Figure scripts
***

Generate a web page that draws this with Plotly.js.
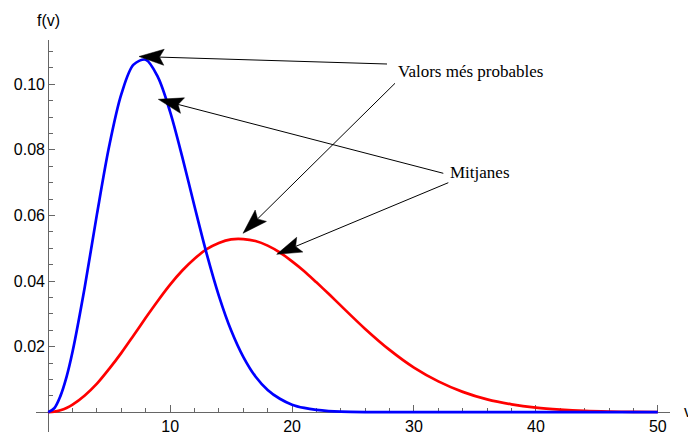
<!DOCTYPE html>
<html>
<head>
<meta charset="utf-8">
<script src="https://cdn.plot.ly/plotly-3.0.1.min.js"></script>
<style>
html,body{margin:0;padding:0;background:#ffffff;}
#chart{width:688px;height:435px;}
</style>
</head>
<body>
<div id="chart"></div>
<script>
// ---- data ----
const speeds = [0,0.5,1,1.5,2,3,4,5,6,7,8,9,10,11,12,13,14,15,16,17,18,19,20,21,22,23,24,26,28,30,32,34,36,38,40,42,44,46,48,50];
const fBlue = [0,0.0012,0.0049,0.0107,0.0185,0.0382,0.0604,0.0811,0.0970,0.1060,0.1075,0.1022,0.0916,0.0778,0.0628,0.0483,0.0355,0.0250,0.0169,0.0109,0.0068,0.0041,0.0023,0.0013,0.0007,0.00035,0.00017,0.00004,0.00001,0,0,0,0,0,0,0,0,0,0,0];
const fRed = [0,0.00015,0.0006,0.0013,0.0023,0.0051,0.0087,0.0132,0.0181,0.0234,0.0288,0.0340,0.0389,0.0432,0.0468,0.0497,0.0516,0.0527,0.0528,0.0522,0.0508,0.0487,0.0460,0.0430,0.0396,0.0361,0.0325,0.0254,0.0190,0.0136,0.0094,0.0062,0.0039,0.0024,0.0014,0.0008,0.0004,0.0002,0.0001,0.00006];
const xTickVals = [10,20,30,40,50];
const xTickText = ['10','20','30','40','50'];
const xMinorVals = [2,4,6,8,12,14,16,18,22,24,26,28,32,34,36,38,42,44,46,48];
const yTickVals = [0.02,0.04,0.06,0.08,0.10];
const yTickText = ['0.02','0.04','0.06','0.08','0.10'];
const yMinorVals = [0.005,0.01,0.015,0.025,0.03,0.035,0.045,0.05,0.055,0.065,0.07,0.075,0.085,0.09,0.095,0.105,0.11];
const labelMostProbable = 'Valors més probables';
const labelMeans = 'Mitjanes';
const yAxisLabel = 'f(v)';
const xAxisLabel = 'v';

// ---- layout geometry ----
const W = 688, H = 435;
const ML = 36, MR = 18, MT = 40, MB = 3;
const PW = W - ML - MR, PH = H - MT - MB;
const xRange = [-1, 51];
const yRange = [-0.00604, 0.11351];

function px2x(px){ return xRange[0] + (px - ML) / PW * (xRange[1] - xRange[0]); }
function py2y(py){ return yRange[1] - (py - MT) / PH * (yRange[1] - yRange[0]); }
function paperX(px){ return (px - ML) / PW; }
function paperY(py){ return 1 - (py - MT) / PH; }

// annotation arrows: [tail px, tail py, tip px, tip py]
const arrowGeom = [
  [387, 64, 139, 56.5],
  [395, 83.3, 243, 233.3],
  [443.3, 173.3, 158.3, 99.3],
  [448.3, 182.7, 276.7, 254.3]
];

const shapes = [];
const HEAD_L = 25, HEAD_W = 8, HEAD_N = 4.5;
arrowGeom.forEach(function(a){
  const tx = a[0], ty = a[1], hx = a[2], hy = a[3];
  let dx = tx - hx, dy = ty - hy;
  const len = Math.sqrt(dx*dx + dy*dy);
  dx /= len; dy /= len;
  const nx = -dy, ny = dx;
  const c1 = [dx*HEAD_L + nx*HEAD_W, dy*HEAD_L + ny*HEAD_W];
  const c2 = [dx*HEAD_L - nx*HEAD_W, dy*HEAD_L - ny*HEAD_W];
  const nt = [dx*(HEAD_L-HEAD_N), dy*(HEAD_L-HEAD_N)];
  shapes.push({
    type:'line', xref:'x', yref:'y',
    x0: px2x(tx), y0: py2y(ty),
    x1: px2x(hx + nt[0]), y1: py2y(hy + nt[1]),
    line:{color:'#000000', width:1}
  });
  const f = function(v){ return v.toFixed(2); };
  const path = 'M0,0 L' + f(c1[0]) + ',' + f(-c1[1]) +
               ' L' + f(nt[0]) + ',' + f(-nt[1]) +
               ' L' + f(c2[0]) + ',' + f(-c2[1]) + ' Z';
  shapes.push({
    type:'path', xref:'x', yref:'y',
    xsizemode:'pixel', ysizemode:'pixel',
    xanchor: px2x(hx), yanchor: py2y(hy),
    path: path,
    fillcolor:'#000000',
    line:{color:'#000000', width:0.5}
  });
});

const traces = [
  {x: speeds, y: fRed, type:'scatter', mode:'lines',
   line:{color:'#ff0000', width:2.7, shape:'spline', smoothing:0.9},
   hoverinfo:'skip', showlegend:false},
  {x: speeds, y: fBlue, type:'scatter', mode:'lines',
   line:{color:'#0000ff', width:2.7, shape:'spline', smoothing:0.9},
   hoverinfo:'skip', showlegend:false}
];

const axisColor = '#666666';
const tickFont = {family:'"Liberation Sans", Arial, sans-serif', size:16, color:'#000000'};
const serifFont = {family:'"Liberation Serif", "Times New Roman", serif', size:17, color:'#000000'};

const layout = {
  width: W, height: H,
  margin:{l:ML, r:MR, t:MT, b:MB, pad:0},
  paper_bgcolor:'#ffffff', plot_bgcolor:'#ffffff',
  showlegend:false,
  xaxis:{
    range: xRange, domain:[0,1], anchor:'free', position: (0 - yRange[0])/(yRange[1]-yRange[0]),
    showline:true, linecolor:axisColor, linewidth:1,
    ticks:'inside', ticklen:7, tickwidth:1, tickcolor:axisColor,
    tickmode:'array', tickvals:xTickVals, ticktext:xTickText, tickfont:tickFont,
    minor:{tickmode:'array', tickvals:xMinorVals, ticks:'inside', ticklen:4, tickwidth:1, tickcolor:axisColor, showgrid:false},
    showgrid:false, zeroline:false, layer:'below traces', fixedrange:true
  },
  yaxis:{
    range: yRange, domain:[0,1], anchor:'free', position: (0 - xRange[0])/(xRange[1]-xRange[0]),
    showline:true, linecolor:axisColor, linewidth:1,
    ticks:'inside', ticklen:6, tickwidth:1, tickcolor:axisColor,
    tickmode:'array', tickvals:yTickVals, ticktext:yTickText, tickfont:tickFont,
    minor:{tickmode:'array', tickvals:yMinorVals, ticks:'inside', ticklen:4, tickwidth:1, tickcolor:axisColor, showgrid:false},
    showgrid:false, zeroline:false, layer:'below traces', fixedrange:true
  },
  shapes: shapes,
  annotations:[
    {xref:'paper', yref:'paper', x: paperX(396), y: paperY(71), xanchor:'left', yanchor:'middle',
     text: labelMostProbable, showarrow:false, font: serifFont},
    {xref:'paper', yref:'paper', x: paperX(447.5), y: paperY(172), xanchor:'left', yanchor:'middle',
     text: labelMeans, showarrow:false, font: serifFont},
    {xref:'paper', yref:'paper', x: paperX(48), y: paperY(20.5), xanchor:'center', yanchor:'middle',
     text: yAxisLabel, showarrow:false, font: tickFont},
    {xref:'paper', yref:'paper', x: paperX(682), y: paperY(411), xanchor:'left', yanchor:'middle',
     text: xAxisLabel, showarrow:false, font: tickFont}
  ]
};

Plotly.newPlot('chart', traces, layout, {displayModeBar:false, staticPlot:true});
</script>
</body>
</html>
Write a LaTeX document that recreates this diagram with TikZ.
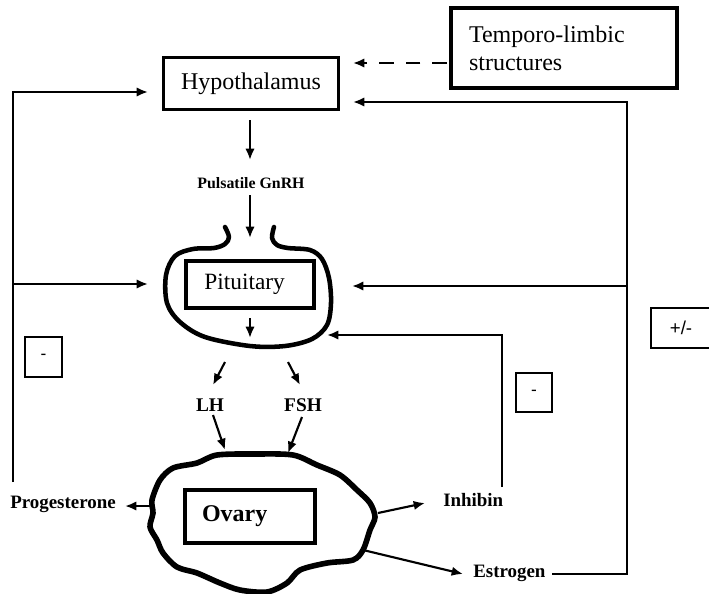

***

[REQUEST]
Repeat the data exactly in full, omitting its pictures.

[SOLUTION TO THIS EXERCISE]
Generate a web page that draws this with Plotly.js.
<!DOCTYPE html>
<html>
<head>
<meta charset="utf-8">
<script src="https://cdn.plot.ly/plotly-3.0.1.min.js"></script>
<style>
html,body{margin:0;padding:0;background:#ffffff;}
#chart{width:688px;height:435px;}
</style>
</head>
<body>
<div id="chart"></div>
<script>
// ---- data ----
const speeds = [0,0.5,1,1.5,2,3,4,5,6,7,8,9,10,11,12,13,14,15,16,17,18,19,20,21,22,23,24,26,28,30,32,34,36,38,40,42,44,46,48,50];
const fBlue = [0,0.0012,0.0049,0.0107,0.0185,0.0382,0.0604,0.0811,0.0970,0.1060,0.1075,0.1022,0.0916,0.0778,0.0628,0.0483,0.0355,0.0250,0.0169,0.0109,0.0068,0.0041,0.0023,0.0013,0.0007,0.00035,0.00017,0.00004,0.00001,0,0,0,0,0,0,0,0,0,0,0];
const fRed = [0,0.00015,0.0006,0.0013,0.0023,0.0051,0.0087,0.0132,0.0181,0.0234,0.0288,0.0340,0.0389,0.0432,0.0468,0.0497,0.0516,0.0527,0.0528,0.0522,0.0508,0.0487,0.0460,0.0430,0.0396,0.0361,0.0325,0.0254,0.0190,0.0136,0.0094,0.0062,0.0039,0.0024,0.0014,0.0008,0.0004,0.0002,0.0001,0.00006];
const xTickVals = [10,20,30,40,50];
const xTickText = ['10','20','30','40','50'];
const xMinorVals = [2,4,6,8,12,14,16,18,22,24,26,28,32,34,36,38,42,44,46,48];
const yTickVals = [0.02,0.04,0.06,0.08,0.10];
const yTickText = ['0.02','0.04','0.06','0.08','0.10'];
const yMinorVals = [0.005,0.01,0.015,0.025,0.03,0.035,0.045,0.05,0.055,0.065,0.07,0.075,0.085,0.09,0.095,0.105,0.11];
const labelMostProbable = 'Valors més probables';
const labelMeans = 'Mitjanes';
const yAxisLabel = 'f(v)';
const xAxisLabel = 'v';

// ---- layout geometry ----
const W = 688, H = 435;
const ML = 36, MR = 18, MT = 40, MB = 3;
const PW = W - ML - MR, PH = H - MT - MB;
const xRange = [-1, 51];
const yRange = [-0.00604, 0.11351];

function px2x(px){ return xRange[0] + (px - ML) / PW * (xRange[1] - xRange[0]); }
function py2y(py){ return yRange[1] - (py - MT) / PH * (yRange[1] - yRange[0]); }
function paperX(px){ return (px - ML) / PW; }
function paperY(py){ return 1 - (py - MT) / PH; }

// annotation arrows: [tail px, tail py, tip px, tip py]
const arrowGeom = [
  [387, 64, 139, 56.5],
  [395, 83.3, 243, 233.3],
  [443.3, 173.3, 158.3, 99.3],
  [448.3, 182.7, 276.7, 254.3]
];

const shapes = [];
const HEAD_L = 25, HEAD_W = 8, HEAD_N = 4.5;
arrowGeom.forEach(function(a){
  const tx = a[0], ty = a[1], hx = a[2], hy = a[3];
  let dx = tx - hx, dy = ty - hy;
  const len = Math.sqrt(dx*dx + dy*dy);
  dx /= len; dy /= len;
  const nx = -dy, ny = dx;
  const c1 = [dx*HEAD_L + nx*HEAD_W, dy*HEAD_L + ny*HEAD_W];
  const c2 = [dx*HEAD_L - nx*HEAD_W, dy*HEAD_L - ny*HEAD_W];
  const nt = [dx*(HEAD_L-HEAD_N), dy*(HEAD_L-HEAD_N)];
  shapes.push({
    type:'line', xref:'x', yref:'y',
    x0: px2x(tx), y0: py2y(ty),
    x1: px2x(hx + nt[0]), y1: py2y(hy + nt[1]),
    line:{color:'#000000', width:1}
  });
  const f = function(v){ return v.toFixed(2); };
  const path = 'M0,0 L' + f(c1[0]) + ',' + f(-c1[1]) +
               ' L' + f(nt[0]) + ',' + f(-nt[1]) +
               ' L' + f(c2[0]) + ',' + f(-c2[1]) + ' Z';
  shapes.push({
    type:'path', xref:'x', yref:'y',
    xsizemode:'pixel', ysizemode:'pixel',
    xanchor: px2x(hx), yanchor: py2y(hy),
    path: path,
    fillcolor:'#000000',
    line:{color:'#000000', width:0.5}
  });
});

const traces = [
  {x: speeds, y: fRed, type:'scatter', mode:'lines',
   line:{color:'#ff0000', width:2.7, shape:'spline', smoothing:0.9},
   hoverinfo:'skip', showlegend:false},
  {x: speeds, y: fBlue, type:'scatter', mode:'lines',
   line:{color:'#0000ff', width:2.7, shape:'spline', smoothing:0.9},
   hoverinfo:'skip', showlegend:false}
];

const axisColor = '#666666';
const tickFont = {family:'"Liberation Sans", Arial, sans-serif', size:16, color:'#000000'};
const serifFont = {family:'"Liberation Serif", "Times New Roman", serif', size:17, color:'#000000'};

const layout = {
  width: W, height: H,
  margin:{l:ML, r:MR, t:MT, b:MB, pad:0},
  paper_bgcolor:'#ffffff', plot_bgcolor:'#ffffff',
  showlegend:false,
  xaxis:{
    range: xRange, domain:[0,1], anchor:'free', position: (0 - yRange[0])/(yRange[1]-yRange[0]),
    showline:true, linecolor:axisColor, linewidth:1,
    ticks:'inside', ticklen:7, tickwidth:1, tickcolor:axisColor,
    tickmode:'array', tickvals:xTickVals, ticktext:xTickText, tickfont:tickFont,
    minor:{tickmode:'array', tickvals:xMinorVals, ticks:'inside', ticklen:4, tickwidth:1, tickcolor:axisColor, showgrid:false},
    showgrid:false, zeroline:false, layer:'below traces', fixedrange:true
  },
  yaxis:{
    range: yRange, domain:[0,1], anchor:'free', position: (0 - xRange[0])/(xRange[1]-xRange[0]),
    showline:true, linecolor:axisColor, linewidth:1,
    ticks:'inside', ticklen:6, tickwidth:1, tickcolor:axisColor,
    tickmode:'array', tickvals:yTickVals, ticktext:yTickText, tickfont:tickFont,
    minor:{tickmode:'array', tickvals:yMinorVals, ticks:'inside', ticklen:4, tickwidth:1, tickcolor:axisColor, showgrid:false},
    showgrid:false, zeroline:false, layer:'below traces', fixedrange:true
  },
  shapes: shapes,
  annotations:[
    {xref:'paper', yref:'paper', x: paperX(396), y: paperY(71), xanchor:'left', yanchor:'middle',
     text: labelMostProbable, showarrow:false, font: serifFont},
    {xref:'paper', yref:'paper', x: paperX(447.5), y: paperY(172), xanchor:'left', yanchor:'middle',
     text: labelMeans, showarrow:false, font: serifFont},
    {xref:'paper', yref:'paper', x: paperX(48), y: paperY(20.5), xanchor:'center', yanchor:'middle',
     text: yAxisLabel, showarrow:false, font: tickFont},
    {xref:'paper', yref:'paper', x: paperX(682), y: paperY(411), xanchor:'left', yanchor:'middle',
     text: xAxisLabel, showarrow:false, font: tickFont}
  ]
};

Plotly.newPlot('chart', traces, layout, {displayModeBar:false, staticPlot:true});
</script>
</body>
</html>
Write a LaTeX document that recreates this diagram with TikZ.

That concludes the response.